### Stated problem:
From the entries that follow, list every line in which the string "Write" appears.

### Task data:
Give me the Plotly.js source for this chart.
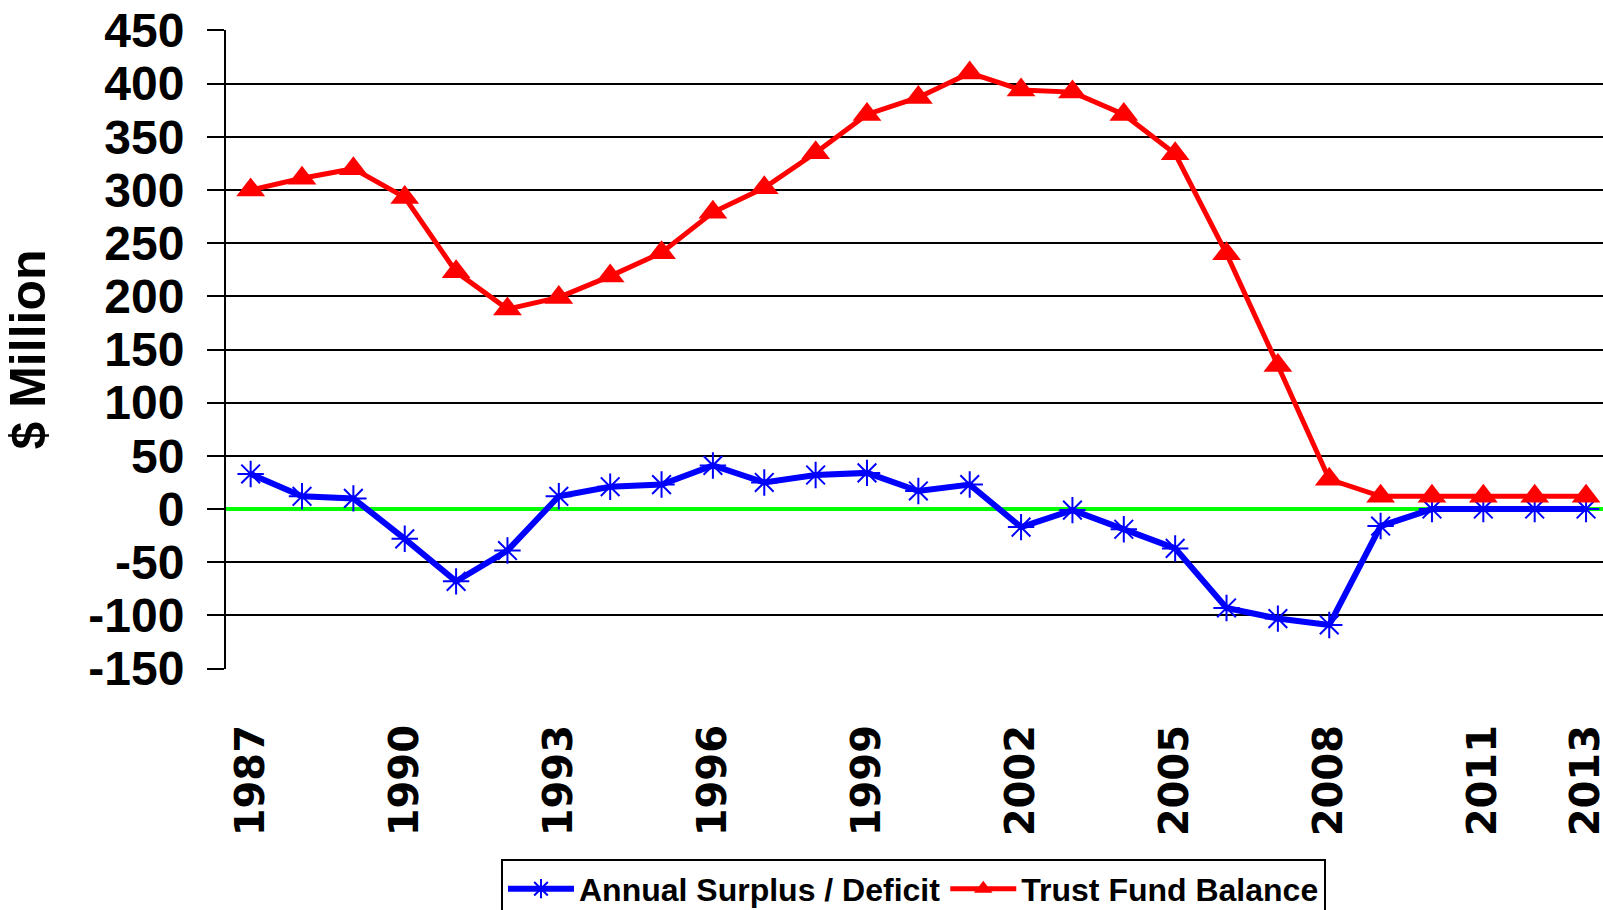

...

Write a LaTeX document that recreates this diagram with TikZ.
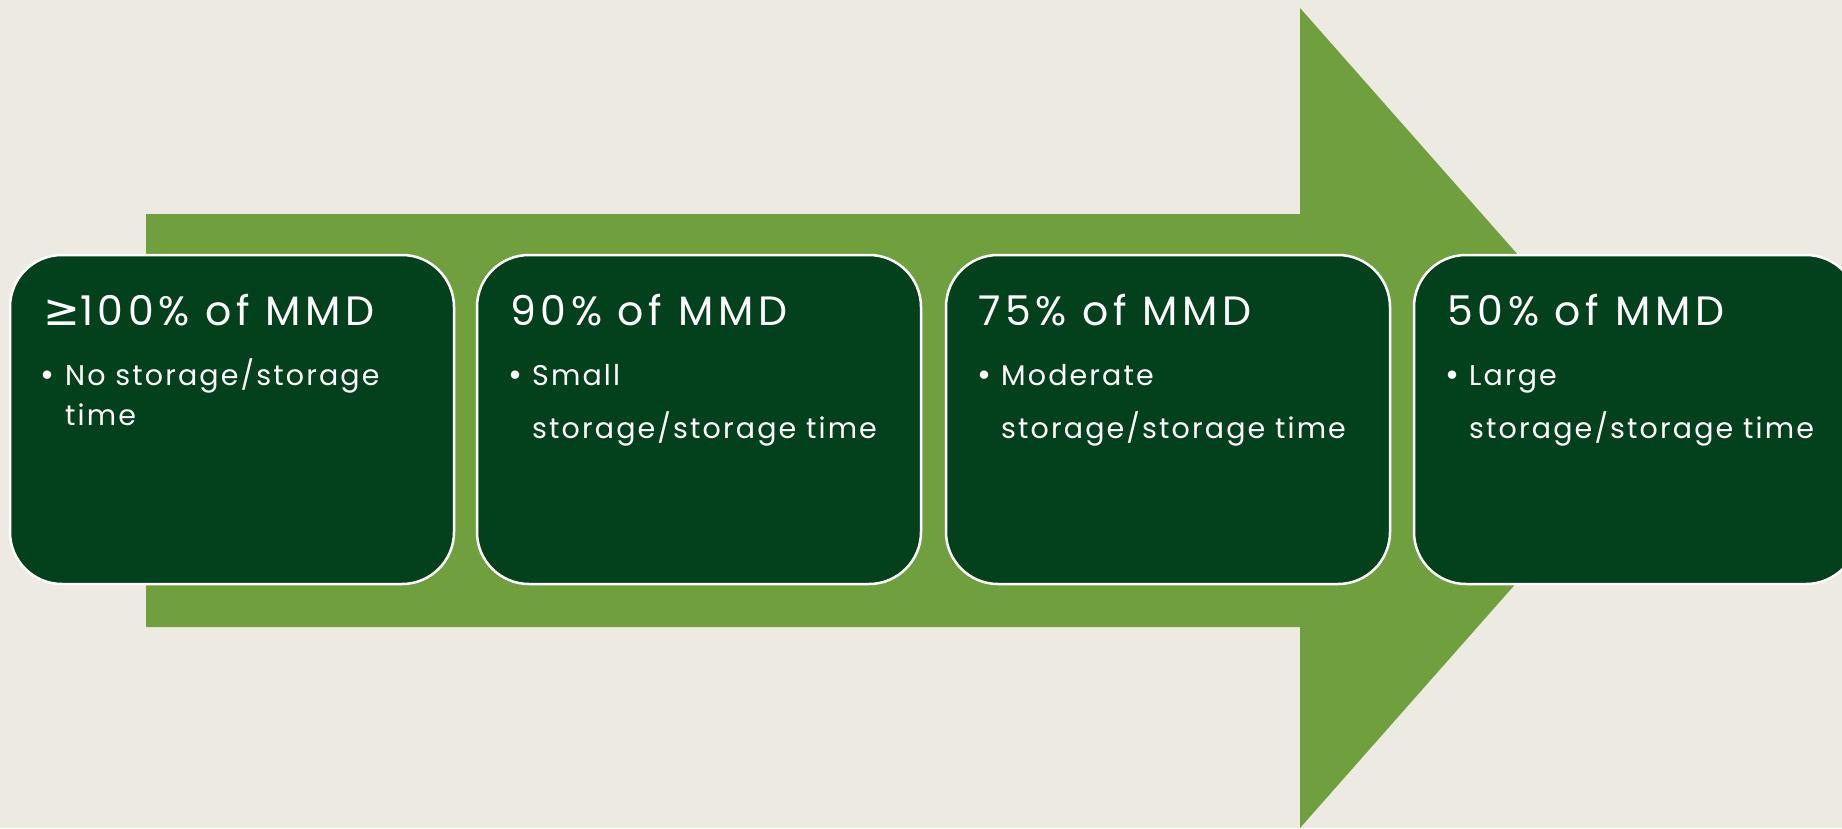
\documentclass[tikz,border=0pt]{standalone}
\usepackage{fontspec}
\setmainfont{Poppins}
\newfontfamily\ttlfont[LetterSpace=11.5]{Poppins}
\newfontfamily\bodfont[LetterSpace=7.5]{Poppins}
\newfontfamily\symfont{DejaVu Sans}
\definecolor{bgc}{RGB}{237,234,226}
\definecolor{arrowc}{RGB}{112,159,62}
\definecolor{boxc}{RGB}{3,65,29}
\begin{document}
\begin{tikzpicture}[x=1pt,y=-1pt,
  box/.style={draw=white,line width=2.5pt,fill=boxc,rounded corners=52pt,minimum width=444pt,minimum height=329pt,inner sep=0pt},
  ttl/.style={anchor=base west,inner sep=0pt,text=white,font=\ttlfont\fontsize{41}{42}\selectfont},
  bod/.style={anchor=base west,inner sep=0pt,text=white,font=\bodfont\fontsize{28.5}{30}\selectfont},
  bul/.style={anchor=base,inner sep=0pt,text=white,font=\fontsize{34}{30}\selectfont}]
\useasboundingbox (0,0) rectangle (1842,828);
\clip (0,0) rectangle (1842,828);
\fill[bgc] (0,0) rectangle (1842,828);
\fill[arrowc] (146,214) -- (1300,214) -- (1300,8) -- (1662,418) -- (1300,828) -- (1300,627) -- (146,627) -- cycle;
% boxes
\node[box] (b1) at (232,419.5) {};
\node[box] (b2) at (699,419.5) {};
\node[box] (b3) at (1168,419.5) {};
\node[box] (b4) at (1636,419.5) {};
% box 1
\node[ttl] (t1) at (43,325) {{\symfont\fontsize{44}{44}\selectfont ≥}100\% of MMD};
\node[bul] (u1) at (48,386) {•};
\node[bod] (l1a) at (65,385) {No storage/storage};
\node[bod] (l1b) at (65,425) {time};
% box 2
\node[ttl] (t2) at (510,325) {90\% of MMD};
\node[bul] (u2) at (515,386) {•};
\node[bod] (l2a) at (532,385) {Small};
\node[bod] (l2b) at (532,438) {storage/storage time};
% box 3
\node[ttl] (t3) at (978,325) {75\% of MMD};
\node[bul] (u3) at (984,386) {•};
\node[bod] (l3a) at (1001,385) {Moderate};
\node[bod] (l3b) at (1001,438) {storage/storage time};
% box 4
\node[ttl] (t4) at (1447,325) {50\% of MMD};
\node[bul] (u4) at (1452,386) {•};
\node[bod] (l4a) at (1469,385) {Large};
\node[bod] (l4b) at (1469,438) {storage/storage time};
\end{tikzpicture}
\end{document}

* * *

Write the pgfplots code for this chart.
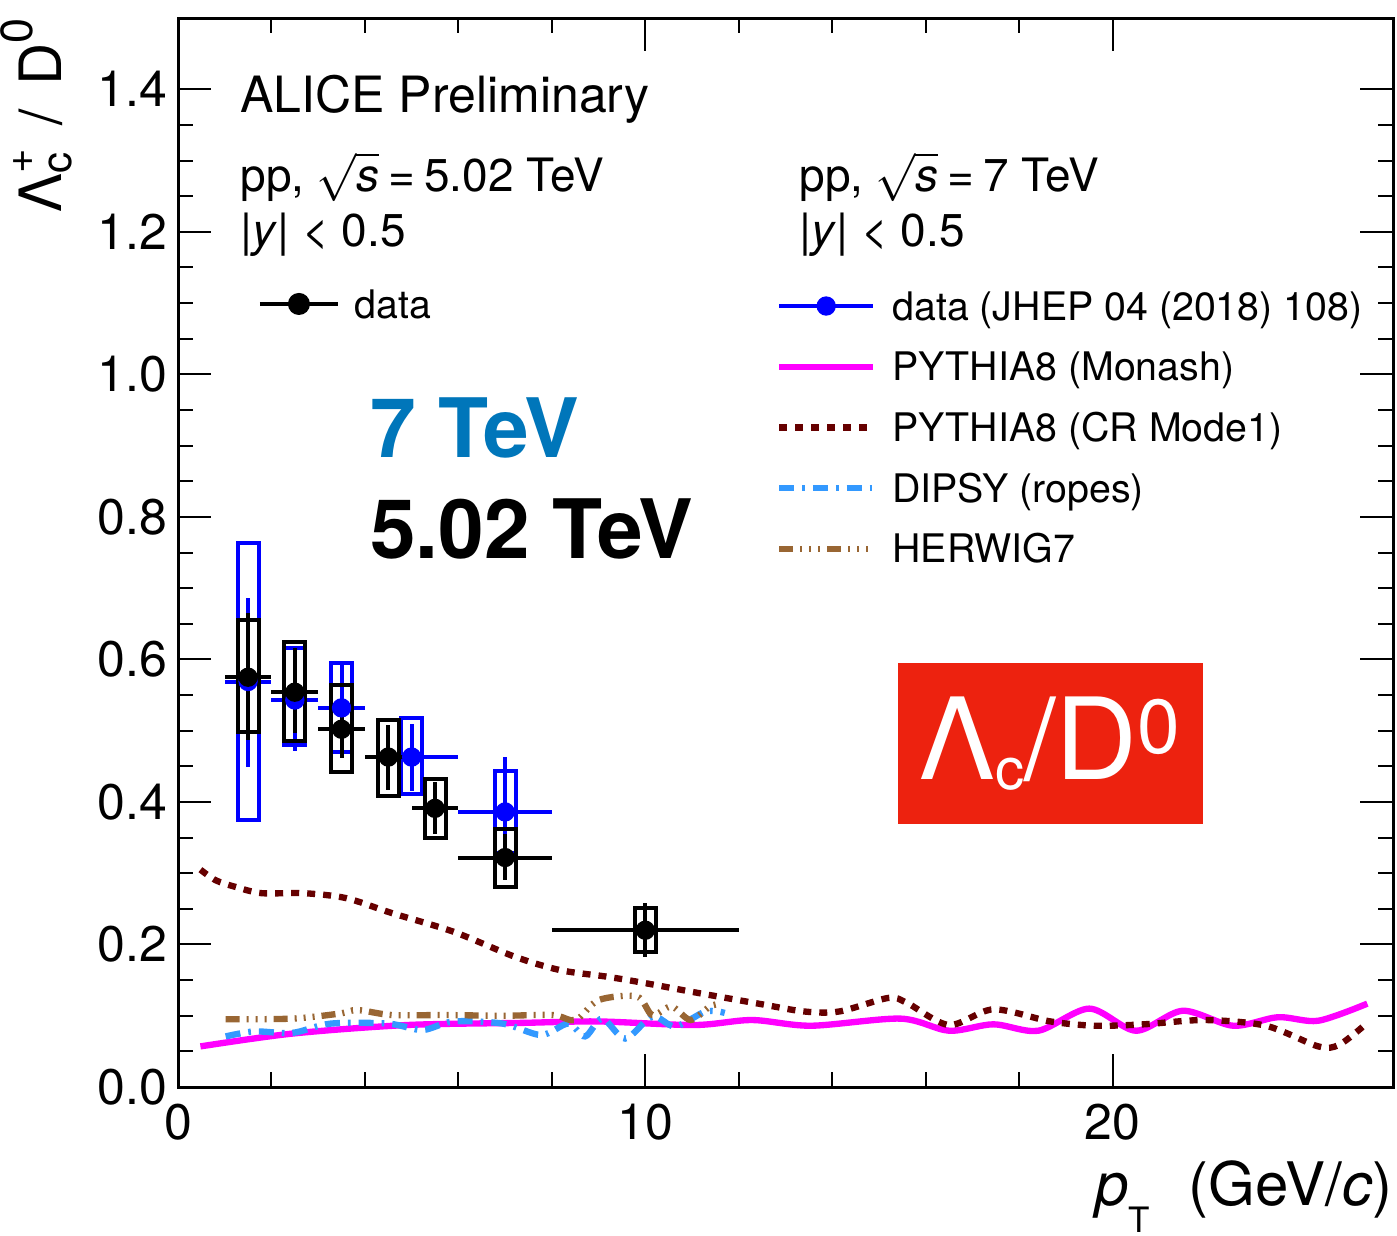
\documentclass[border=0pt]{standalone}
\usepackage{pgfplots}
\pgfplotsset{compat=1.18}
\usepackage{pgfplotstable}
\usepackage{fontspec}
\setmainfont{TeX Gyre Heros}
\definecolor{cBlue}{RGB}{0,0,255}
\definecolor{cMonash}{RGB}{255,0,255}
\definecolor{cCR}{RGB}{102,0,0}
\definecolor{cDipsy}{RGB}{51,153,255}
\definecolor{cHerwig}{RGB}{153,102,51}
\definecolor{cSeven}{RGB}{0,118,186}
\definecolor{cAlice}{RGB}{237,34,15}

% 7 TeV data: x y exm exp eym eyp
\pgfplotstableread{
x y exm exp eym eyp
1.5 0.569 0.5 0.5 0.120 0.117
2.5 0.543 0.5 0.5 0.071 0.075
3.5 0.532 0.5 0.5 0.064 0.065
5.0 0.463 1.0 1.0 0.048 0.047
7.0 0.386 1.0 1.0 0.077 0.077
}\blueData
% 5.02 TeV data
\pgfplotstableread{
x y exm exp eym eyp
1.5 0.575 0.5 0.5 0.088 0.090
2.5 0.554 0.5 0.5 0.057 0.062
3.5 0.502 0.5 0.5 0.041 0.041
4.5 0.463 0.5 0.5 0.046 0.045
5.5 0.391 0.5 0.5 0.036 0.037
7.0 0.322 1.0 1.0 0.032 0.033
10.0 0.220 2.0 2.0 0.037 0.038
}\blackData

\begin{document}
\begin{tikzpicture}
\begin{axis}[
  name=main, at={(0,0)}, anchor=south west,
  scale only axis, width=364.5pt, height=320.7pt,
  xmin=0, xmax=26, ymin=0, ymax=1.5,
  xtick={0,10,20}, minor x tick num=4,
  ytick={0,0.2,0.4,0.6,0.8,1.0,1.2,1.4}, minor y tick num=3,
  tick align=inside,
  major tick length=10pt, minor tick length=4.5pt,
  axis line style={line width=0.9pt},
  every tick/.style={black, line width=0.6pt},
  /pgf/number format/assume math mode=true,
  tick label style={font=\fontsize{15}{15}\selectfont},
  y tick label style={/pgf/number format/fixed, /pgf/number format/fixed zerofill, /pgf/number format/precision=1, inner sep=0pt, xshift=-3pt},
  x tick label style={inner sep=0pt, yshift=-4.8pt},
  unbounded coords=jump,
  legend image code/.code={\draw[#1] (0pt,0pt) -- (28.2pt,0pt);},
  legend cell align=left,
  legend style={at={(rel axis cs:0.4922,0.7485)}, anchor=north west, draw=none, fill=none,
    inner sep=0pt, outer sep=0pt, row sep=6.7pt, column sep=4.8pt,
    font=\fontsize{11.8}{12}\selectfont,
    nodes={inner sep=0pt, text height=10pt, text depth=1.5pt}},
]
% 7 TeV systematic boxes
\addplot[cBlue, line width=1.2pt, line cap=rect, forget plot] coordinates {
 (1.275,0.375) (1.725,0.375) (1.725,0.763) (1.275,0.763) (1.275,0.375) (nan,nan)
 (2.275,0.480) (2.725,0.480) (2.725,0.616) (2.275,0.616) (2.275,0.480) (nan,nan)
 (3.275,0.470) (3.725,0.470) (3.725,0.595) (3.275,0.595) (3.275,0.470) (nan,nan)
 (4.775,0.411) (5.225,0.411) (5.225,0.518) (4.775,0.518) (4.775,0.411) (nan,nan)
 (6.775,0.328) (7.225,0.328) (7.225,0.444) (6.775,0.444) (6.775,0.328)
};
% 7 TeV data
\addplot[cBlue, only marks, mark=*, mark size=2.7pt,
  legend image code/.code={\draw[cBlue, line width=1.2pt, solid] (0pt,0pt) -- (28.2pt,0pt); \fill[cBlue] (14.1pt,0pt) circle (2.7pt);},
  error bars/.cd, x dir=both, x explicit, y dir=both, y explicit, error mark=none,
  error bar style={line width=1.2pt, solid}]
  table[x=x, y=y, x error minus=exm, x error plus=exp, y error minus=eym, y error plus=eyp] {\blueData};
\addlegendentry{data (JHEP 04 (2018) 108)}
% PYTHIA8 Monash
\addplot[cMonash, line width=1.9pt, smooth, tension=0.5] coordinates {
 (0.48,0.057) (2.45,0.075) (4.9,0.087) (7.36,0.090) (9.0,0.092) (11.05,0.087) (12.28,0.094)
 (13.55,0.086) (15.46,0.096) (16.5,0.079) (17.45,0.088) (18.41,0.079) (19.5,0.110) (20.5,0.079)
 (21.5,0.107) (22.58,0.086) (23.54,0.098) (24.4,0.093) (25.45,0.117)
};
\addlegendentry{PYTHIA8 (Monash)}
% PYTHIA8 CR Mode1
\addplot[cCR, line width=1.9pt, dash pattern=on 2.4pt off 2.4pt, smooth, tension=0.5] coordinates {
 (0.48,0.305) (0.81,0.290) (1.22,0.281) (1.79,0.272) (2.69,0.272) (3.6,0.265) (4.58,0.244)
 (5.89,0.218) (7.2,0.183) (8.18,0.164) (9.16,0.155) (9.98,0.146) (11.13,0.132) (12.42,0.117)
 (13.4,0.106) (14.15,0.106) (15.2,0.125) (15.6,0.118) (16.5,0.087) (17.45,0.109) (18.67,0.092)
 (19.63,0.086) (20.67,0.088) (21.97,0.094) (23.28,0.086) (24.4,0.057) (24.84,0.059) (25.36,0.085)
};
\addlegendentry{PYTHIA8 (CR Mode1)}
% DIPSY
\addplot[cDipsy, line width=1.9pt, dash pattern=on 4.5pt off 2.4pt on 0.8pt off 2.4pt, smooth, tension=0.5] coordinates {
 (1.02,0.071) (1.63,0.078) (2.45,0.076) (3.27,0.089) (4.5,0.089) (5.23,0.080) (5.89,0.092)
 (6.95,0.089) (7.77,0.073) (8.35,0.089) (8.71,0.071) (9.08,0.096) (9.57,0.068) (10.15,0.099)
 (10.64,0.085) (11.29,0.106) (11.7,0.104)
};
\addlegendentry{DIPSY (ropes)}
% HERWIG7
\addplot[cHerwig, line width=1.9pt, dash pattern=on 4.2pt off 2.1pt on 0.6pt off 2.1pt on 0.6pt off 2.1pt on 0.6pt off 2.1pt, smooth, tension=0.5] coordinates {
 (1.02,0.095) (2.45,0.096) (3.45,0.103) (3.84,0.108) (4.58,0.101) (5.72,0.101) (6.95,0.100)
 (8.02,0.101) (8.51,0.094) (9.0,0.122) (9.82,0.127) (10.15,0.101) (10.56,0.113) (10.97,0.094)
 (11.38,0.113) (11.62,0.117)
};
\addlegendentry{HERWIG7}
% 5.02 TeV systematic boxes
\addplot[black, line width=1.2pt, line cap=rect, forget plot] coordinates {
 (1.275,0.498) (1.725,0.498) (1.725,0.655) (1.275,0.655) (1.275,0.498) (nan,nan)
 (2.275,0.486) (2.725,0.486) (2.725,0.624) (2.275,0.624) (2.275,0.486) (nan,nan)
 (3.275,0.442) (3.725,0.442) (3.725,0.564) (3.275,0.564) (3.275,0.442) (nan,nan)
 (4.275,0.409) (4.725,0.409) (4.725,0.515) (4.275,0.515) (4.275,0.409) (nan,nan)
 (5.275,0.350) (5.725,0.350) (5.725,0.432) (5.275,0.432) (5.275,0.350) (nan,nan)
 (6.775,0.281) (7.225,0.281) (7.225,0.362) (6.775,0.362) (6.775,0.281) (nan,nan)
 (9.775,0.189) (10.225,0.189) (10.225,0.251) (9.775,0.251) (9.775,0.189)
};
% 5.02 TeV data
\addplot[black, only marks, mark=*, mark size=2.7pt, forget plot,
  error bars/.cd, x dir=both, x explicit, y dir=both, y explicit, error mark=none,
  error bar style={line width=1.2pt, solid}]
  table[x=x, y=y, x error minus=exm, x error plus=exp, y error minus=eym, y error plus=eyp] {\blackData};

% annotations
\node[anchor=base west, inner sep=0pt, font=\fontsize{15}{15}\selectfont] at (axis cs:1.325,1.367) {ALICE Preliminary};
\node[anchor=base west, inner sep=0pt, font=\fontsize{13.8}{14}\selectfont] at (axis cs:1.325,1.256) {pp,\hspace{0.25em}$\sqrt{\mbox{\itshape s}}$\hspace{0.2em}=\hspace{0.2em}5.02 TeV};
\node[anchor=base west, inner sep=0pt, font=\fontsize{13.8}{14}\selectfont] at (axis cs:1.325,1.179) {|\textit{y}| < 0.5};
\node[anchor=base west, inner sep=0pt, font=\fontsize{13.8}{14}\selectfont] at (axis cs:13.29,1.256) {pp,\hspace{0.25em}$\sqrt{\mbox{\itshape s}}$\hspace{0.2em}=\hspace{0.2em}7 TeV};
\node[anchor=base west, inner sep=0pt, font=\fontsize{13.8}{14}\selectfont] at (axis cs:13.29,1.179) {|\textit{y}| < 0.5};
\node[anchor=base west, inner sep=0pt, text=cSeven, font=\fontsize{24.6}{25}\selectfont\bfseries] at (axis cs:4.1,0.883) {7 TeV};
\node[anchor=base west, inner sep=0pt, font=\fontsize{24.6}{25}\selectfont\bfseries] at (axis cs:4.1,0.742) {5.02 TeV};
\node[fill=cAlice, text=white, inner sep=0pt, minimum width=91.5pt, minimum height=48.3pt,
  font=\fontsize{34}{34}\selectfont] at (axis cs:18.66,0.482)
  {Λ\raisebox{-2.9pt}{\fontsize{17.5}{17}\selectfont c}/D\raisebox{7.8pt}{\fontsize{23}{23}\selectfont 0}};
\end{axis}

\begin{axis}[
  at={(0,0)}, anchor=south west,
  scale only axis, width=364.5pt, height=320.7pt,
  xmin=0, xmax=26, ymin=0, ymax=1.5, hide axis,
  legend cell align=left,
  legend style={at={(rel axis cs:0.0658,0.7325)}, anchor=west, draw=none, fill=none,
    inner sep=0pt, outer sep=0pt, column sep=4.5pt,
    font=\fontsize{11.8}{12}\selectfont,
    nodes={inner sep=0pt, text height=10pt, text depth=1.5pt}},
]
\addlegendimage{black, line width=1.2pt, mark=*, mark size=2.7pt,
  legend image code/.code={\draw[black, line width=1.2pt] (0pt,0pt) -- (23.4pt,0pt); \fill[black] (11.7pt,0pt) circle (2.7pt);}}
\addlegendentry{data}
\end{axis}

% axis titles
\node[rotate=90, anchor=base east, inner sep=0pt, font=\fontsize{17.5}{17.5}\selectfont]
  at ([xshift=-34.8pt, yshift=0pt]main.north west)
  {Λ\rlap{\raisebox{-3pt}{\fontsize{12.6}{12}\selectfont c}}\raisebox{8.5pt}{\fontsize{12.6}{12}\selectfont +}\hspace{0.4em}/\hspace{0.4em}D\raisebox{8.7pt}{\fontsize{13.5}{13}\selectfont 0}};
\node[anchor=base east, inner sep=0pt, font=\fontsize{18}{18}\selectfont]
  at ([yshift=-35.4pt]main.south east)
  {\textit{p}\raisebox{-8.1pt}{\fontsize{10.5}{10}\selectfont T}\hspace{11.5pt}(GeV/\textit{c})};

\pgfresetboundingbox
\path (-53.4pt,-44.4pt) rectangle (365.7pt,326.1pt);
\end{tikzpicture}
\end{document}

### Output below:
Write a LaTeX document that recreates this diagram with TikZ.
Write the pgfplots code for this chart.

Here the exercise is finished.